The GOP has won three out of the last seven presidential contests, which is no small thing, and yet their wins have all been squeakers; including two losses in the actual popular balloting. Indeed, their last decisive win was way back in 1988. In other words, if Republicans truly wish to build a strong governing majority, they need to find more votes.

And Johnson, meanwhile, indeed found more votes. He racked up the biggest win for the Conservatives since 1987—or, to put it another way, he dealt Labour its worst defeat since 1935. So there’s definitely something, over across the pond, for Yanks to study.

One useful take on Johnson’s victory comes from Maurice Glasman, the founder of Blue Labour in the U.K. (In British political typology, blue is the color of the Conservative Party, so “Blue Labour” refers to Labour’s right wing, focusing especially on social and cultural issues.)

Glasman’s lament for his Labour Party is also something of a road map for Johnson’s Tories. As Glasman put it, Johnson “has renewed his party for a generation and ripped into the Labour heartlands by aligning Brexit with national renewal and exposing the class divisions within Labour by siding with the poor.” [emphasis added]

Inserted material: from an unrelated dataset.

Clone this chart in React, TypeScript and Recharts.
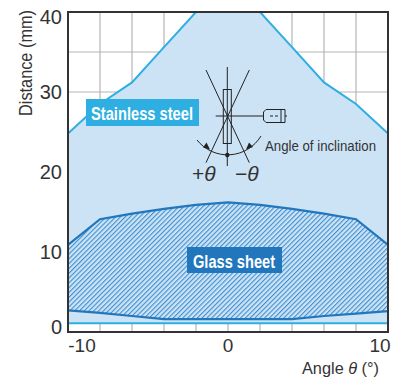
import React from "react";
import {
  ComposedChart,
  Area,
  XAxis,
  YAxis,
  CartesianGrid,
  ReferenceArea,
} from "recharts";

const angles = [-10, -8, -6, -4, -2, 0, 2, 4, 6, 8, 10];
const stainlessTop = [24.8, 28.5, 31.2, 35.6, 40, 40, 40, 35.6, 31.2, 28.5, 24.8];
const stainlessBottom = [1.1, 1.1, 1.1, 1.1, 1.1, 1.1, 1.1, 1.1, 1.1, 1.1, 1.1];
const glassTop = [10.9, 14.1, 14.8, 15.4, 15.9, 16.2, 15.9, 15.4, 14.8, 14.1, 10.9];
const glassBottom = [2.7, 2.4, 2.0, 1.6, 1.6, 1.6, 1.6, 1.6, 2.0, 2.3, 2.6];
const xTicks = [-10, 0, 10];
const yTicks = [0, 10, 20, 30, 40];
const xGrid = [-8, -6, -4, -2, 0, 2, 4, 6, 8];
const yGrid = [5, 10, 15, 20, 25, 30, 35];

const data = angles.map((angle, i) => ({
  angle,
  stainless: [stainlessBottom[i], stainlessTop[i]],
  glass: [glassBottom[i], glassTop[i]],
}));

const FONT = "'Liberation Sans', Arial, sans-serif";
const TEXT = "#333333";
const LIGHT = "#CCE3F6";
const CYAN = "#2FAEE2";
const BLUE = "#2277BC";
const HATCH = "#3F8FCE";

const XTick = (props: any) => {
  const v = props.payload.value;
  const nudge = v === -10 ? 14 : v === 10 ? -8 : 0;
  return (
    <text x={props.x + nudge} y={352} textAnchor="middle" fontSize={19} fontFamily={FONT} fill={TEXT}>
      {v}
    </text>
  );
};

const YTick = (props: any) => {
  const v = props.payload.value;
  const nudge = v === 40 ? 5 : v === 0 ? -5 : 0;
  return (
    <text x={62} y={props.y + nudge + 7} textAnchor="end" fontSize={20} fontFamily={FONT} fill={TEXT}>
      {v}
    </text>
  );
};

const Overlay = () => {
  const s = { stroke: "#222", strokeWidth: 1, fill: "none" };
  return (
    <svg width={400} height={380} style={{ position: "absolute", left: 0, top: 0, pointerEvents: "none" }}>
      <rect x={86} y={99} width={113} height={27} fill={CYAN} />
      <text x={91} y={120} fontSize={18.5} fontWeight={700} fontFamily={FONT} fill="#fff" textLength={102} lengthAdjust="spacingAndGlyphs">
        Stainless steel
      </text>
      <rect x={187} y={247} width={95} height={26} fill={BLUE} />
      <text x={193} y={267.5} fontSize={18.5} fontWeight={700} fontFamily={FONT} fill="#fff" textLength={82} lengthAdjust="spacingAndGlyphs">
        Glass sheet
      </text>

      <line x1={227.3} y1={67} x2={227.3} y2={166} {...s} />
      <rect x={223.3} y={89.5} width={8} height={54} {...s} />
      <line x1={206} y1={70} x2={249.3} y2={162.7} {...s} />
      <line x1={249.3} y1={70} x2={206} y2={162.7} {...s} />
      <line x1={215.7} y1={116} x2={287} y2={116} {...s} />
      <path d="M263.5 112 L266 109.5 L285 109.5 L285 122.5 L266 122.5 L263.5 120 Z" fill={LIGHT} stroke="#222" strokeWidth={1} />
      <line x1={281} y1={109.5} x2={281} y2={122.5} {...s} />
      <line x1={270} y1={116} x2={278} y2={116} stroke="#222" strokeWidth={1} strokeDasharray="3 2" />
      <path d="M197 140 A39 39 0 0 0 261 136" {...s} />
      <circle cx={227.3} cy={155} r={2.2} fill="#222" />
      <path d="M210 149.5 L203 147.5 L206.5 142.5 Z" fill="#222" />
      <path d="M246 149.5 L253 147 L249 142.5 Z" fill="#222" />
      <text x={192} y={181} fontSize={21} fontFamily={FONT} fill={TEXT}>
        +<tspan fontStyle="italic">θ</tspan>
      </text>
      <text x={235} y={181} fontSize={21} fontFamily={FONT} fill={TEXT}>
        −<tspan fontStyle="italic">θ</tspan>
      </text>
      <text x={265} y={151} fontSize={15} fontFamily={FONT} fill={TEXT} textLength={111} lengthAdjust="spacingAndGlyphs">
        Angle of inclination
      </text>
      <text
        transform="translate(32 63) rotate(-90)"
        textAnchor="middle"
        fontSize={18}
        fontFamily={FONT}
        fill={TEXT}
        textLength={106}
        lengthAdjust="spacingAndGlyphs"
      >
        Distance (mm)
      </text>
      <text x={302} y={374} fontSize={16} fontFamily={FONT} fill={TEXT} textLength={77} lengthAdjust="spacingAndGlyphs">
        Angle <tspan fontStyle="italic">θ</tspan> (°)
      </text>
    </svg>
  );
};

export default function App() {
  return (
    <div style={{ position: "absolute", left: 0, top: 0, width: 400, height: 380, background: "#fff" }}>
      <ComposedChart
        width={400}
        height={380}
        data={data}
        margin={{ top: 12, right: 12, bottom: 0, left: 0 }}
      >
        <defs>
          <pattern id="hatch" width="3.4" height="3.4" patternUnits="userSpaceOnUse" patternTransform="rotate(45)">
            <rect width="3.4" height="3.4" fill={LIGHT} />
            <rect width="1.1" height="3.4" fill={HATCH} />
          </pattern>
        </defs>
        <XAxis
          dataKey="angle"
          type="number"
          domain={[-10, 10]}
          ticks={xTicks}
          interval={0}
          height={48}
          axisLine={false}
          tickLine={false}
          tick={XTick}
        />
        <YAxis
          type="number"
          domain={[0, 40]}
          ticks={yTicks}
          interval={0}
          width={68}
          axisLine={false}
          tickLine={false}
          tick={YTick}
        />
        <CartesianGrid stroke="#B5B5B5" strokeWidth={1.2} verticalValues={xGrid} horizontalValues={yGrid} />
        <Area
          dataKey="stainless"
          type="linear"
          fill={LIGHT}
          fillOpacity={1}
          stroke={CYAN}
          strokeWidth={2}
          dot={false}
          activeDot={false}
          isAnimationActive={false}
        />
        <Area
          dataKey="glass"
          type="linear"
          fill="url(#hatch)"
          fillOpacity={1}
          stroke={BLUE}
          strokeWidth={2.2}
          dot={false}
          activeDot={false}
          isAnimationActive={false}
        />
        <ReferenceArea x1={-10} x2={10} y1={0} y2={40} fill="none" stroke="#333" strokeWidth={2} ifOverflow="visible" />
      </ComposedChart>
      <Overlay />
    </div>
  );
}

We can observe that here Glasman is conflating the poor with the downtrodden working class—and both groups, of course, look distinctly poor and ant-like from the lofty perspective of the London plutocrats who opposed Johnson—at least the Brexit part of him. Johnson’s success, Glasman continues, was “to identify the Tories with the working class and the country towns and distance them from London and finance.”

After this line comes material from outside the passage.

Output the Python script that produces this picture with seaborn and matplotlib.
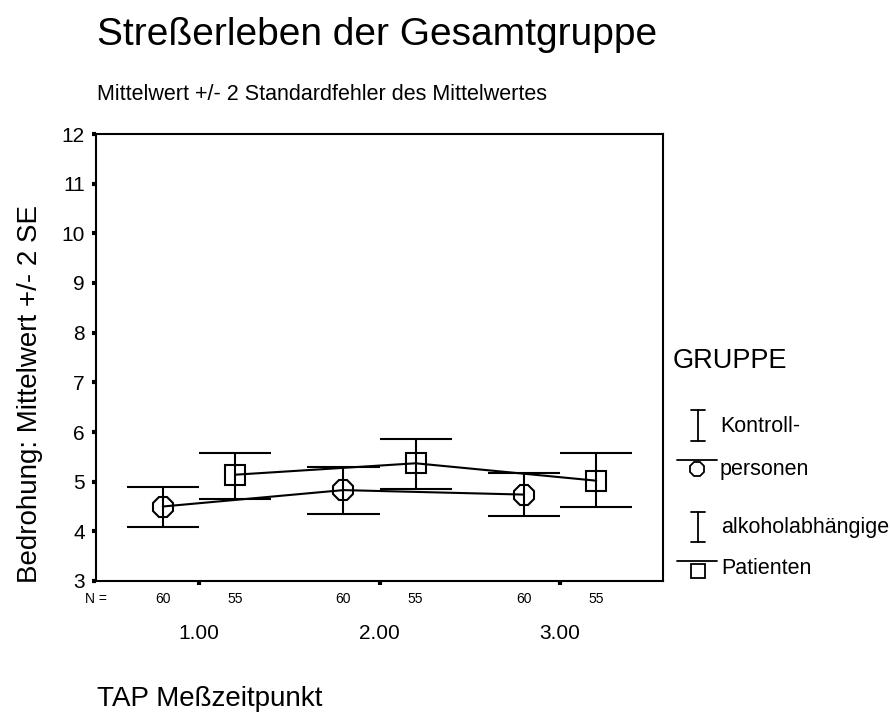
import numpy as np
import pandas as pd
import matplotlib
matplotlib.use("Agg")
import matplotlib.pyplot as plt
from matplotlib.lines import Line2D
from matplotlib import transforms
import seaborn as sns

# Measurement times and groups
zeitpunkte = ["1.00", "2.00", "3.00"]
gruppen = ["Kontrollpersonen", "alkoholabhängige Patienten"]

# Mean and +/- 2 SE limits per group
mittel_kontroll = [4.50, 4.83, 4.74]
unten_kontroll = [4.09, 4.34, 4.30]
oben_kontroll = [4.90, 5.30, 5.18]

mittel_patienten = [5.14, 5.37, 5.02]
unten_patienten = [4.66, 4.85, 4.50]
oben_patienten = [5.58, 5.86, 5.58]

n_kontroll = [60, 60, 60]
n_patienten = [55, 55, 55]

y_ticks = [3, 4, 5, 6, 7, 8, 9, 10, 11, 12]

df = pd.DataFrame({
    "Zeitpunkt": zeitpunkte * 2,
    "Gruppe": [gruppen[0]] * 3 + [gruppen[1]] * 3,
    "Mittelwert": mittel_kontroll + mittel_patienten,
})

sns.set_theme(style="white")
plt.rcParams["font.family"] = ["Liberation Sans", "DejaVu Sans"]
plt.rcParams["text.color"] = "black"
plt.rcParams["axes.labelcolor"] = "black"
plt.rcParams["xtick.color"] = "black"
plt.rcParams["ytick.color"] = "black"

W, H = 890, 713
fig = plt.figure(figsize=(W / 100, H / 100), dpi=100)

def fx(px):
    return px / W

def fy(py):
    return 1 - py / H

ax_left, ax_right, ax_top, ax_bottom = 96, 663, 134, 581
ax = fig.add_axes([fx(ax_left), fy(ax_bottom), fx(ax_right - ax_left),
                   (ax_bottom - ax_top) / H])

dodge = 0.4
sns.pointplot(data=df, x="Zeitpunkt", y="Mittelwert", hue="Gruppe",
              hue_order=gruppen, order=zeitpunkte, dodge=dodge,
              markers=["8", "s"], linestyles=["-", "-"],
              palette=["black", "black"], errorbar=None, legend=False,
              markersize=15, markerfacecolor="none",
              markeredgewidth=1.5, linewidth=1.5, ax=ax)

# Error bars with caps spanning half the dodge distance
half = dodge / 2
offsets = [-half, half]
base = np.arange(len(zeitpunkte))
for off, lo, hi in [(offsets[0], unten_kontroll, oben_kontroll),
                    (offsets[1], unten_patienten, oben_patienten)]:
    xs = base + off
    ax.vlines(xs, lo, hi, color="black", linewidth=1.5)
    ax.hlines(lo, xs - half, xs + half, color="black", linewidth=1.5)
    ax.hlines(hi, xs - half, xs + half, color="black", linewidth=1.5)

ax.set_xlim(-0.57, 2.57)
ax.set_ylim(3, 12)
ax.set_yticks(y_ticks)
ax.set_yticklabels([str(v) for v in y_ticks])
ax.set_xticks(base)
ax.set_xticklabels(zeitpunkte)
ax.set_xlabel("")
ax.set_ylabel("")
ax.tick_params(axis="both", which="major", direction="out", length=3,
               width=3, color="black", labelsize=15, labelcolor="black",
               left=True, bottom=True)
ax.tick_params(axis="y", pad=5)
ax.tick_params(axis="x", pad=28)
for s in ax.spines.values():
    s.set_visible(True)
    s.set_color("black")
    s.set_linewidth(1.5)

# Group sizes below the axis
blend = transforms.blended_transform_factory(ax.transData, fig.transFigure)
for off, ns in [(offsets[0], n_kontroll), (offsets[1], n_patienten)]:
    for x, n in zip(base + off, ns):
        ax.text(x, fy(599), str(n), transform=blend, ha="center",
                va="center", fontsize=10, color="black")
fig.text(fx(96), fy(599), "N =", ha="center", va="center", fontsize=10)

# Titles and axis labels
fig.text(fx(97), fy(35), "Streßerleben der Gesamtgruppe", ha="left",
         va="center", fontsize=28)
fig.text(fx(97), fy(95), "Mittelwert +/- 2 Standardfehler des Mittelwertes",
         ha="left", va="center", fontsize=15.5)
fig.text(fx(30), fy(394), "Bedrohung: Mittelwert +/- 2 SE", rotation=90,
         ha="center", va="center", fontsize=20)
fig.text(fx(97), fy(706), "TAP Meßzeitpunkt", ha="left", va="baseline",
         fontsize=20)

# Legend
fig.text(fx(673), fy(361), "GRUPPE", ha="left", va="center", fontsize=19.5)

def i_symbol(xc, y0, y1):
    fig.add_artist(Line2D([fx(xc), fx(xc)], [fy(y0), fy(y1)], color="black",
                          lw=1.3, transform=fig.transFigure))
    for yy in (y0, y1):
        fig.add_artist(Line2D([fx(xc - 7), fx(xc + 7)], [fy(yy), fy(yy)],
                              color="black", lw=1.3,
                              transform=fig.transFigure))

def mean_symbol(xc, yline, ymark, marker, ms):
    fig.add_artist(Line2D([fx(677), fx(717)], [fy(yline), fy(yline)],
                          color="black", lw=1.3, transform=fig.transFigure))
    fig.add_artist(Line2D([fx(xc)], [fy(ymark)], marker=marker, ms=ms,
                          mfc="none", mec="black", mew=1.3, ls="none",
                          transform=fig.transFigure))

i_symbol(698, 410, 441)
mean_symbol(697, 460, 469, "8", 11)
i_symbol(698, 512, 542)
mean_symbol(698, 561, 571, "s", 9.5)

fig.text(fx(720), fy(426), "Kontroll-", ha="left", va="center", fontsize=15.5)
fig.text(fx(720), fy(470), "personen", ha="left", va="center", fontsize=15.5)
fig.text(fx(721), fy(527), "alkoholabhängige", ha="left", va="center",
         fontsize=15.5)
fig.text(fx(721), fy(568), "Patienten", ha="left", va="center", fontsize=15.5)

fig.savefig("out.png", dpi=100, facecolor="white")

To put it mildly, the Conservative Party remains home to a good many toffs, and there are plenty of working class—especially among minorities, who compose about 13 percent of the British population—Labourites still left. So Glasman, always a Labour man, is justified in concluding his piece on a contingent note: “The central question for the next ten years is whether the Conservatives can recognize that their future now lies with labour.”

In the meantime, looking ahead to the next one year, Donald Trump is seeking to rally his own proletarian vote—and, if he can, to expand it. His successful effort on behalf of criminal justice reform was a bid for expansion, as was his newfound friendship with Kanye West, the rapper-turned-uplifter.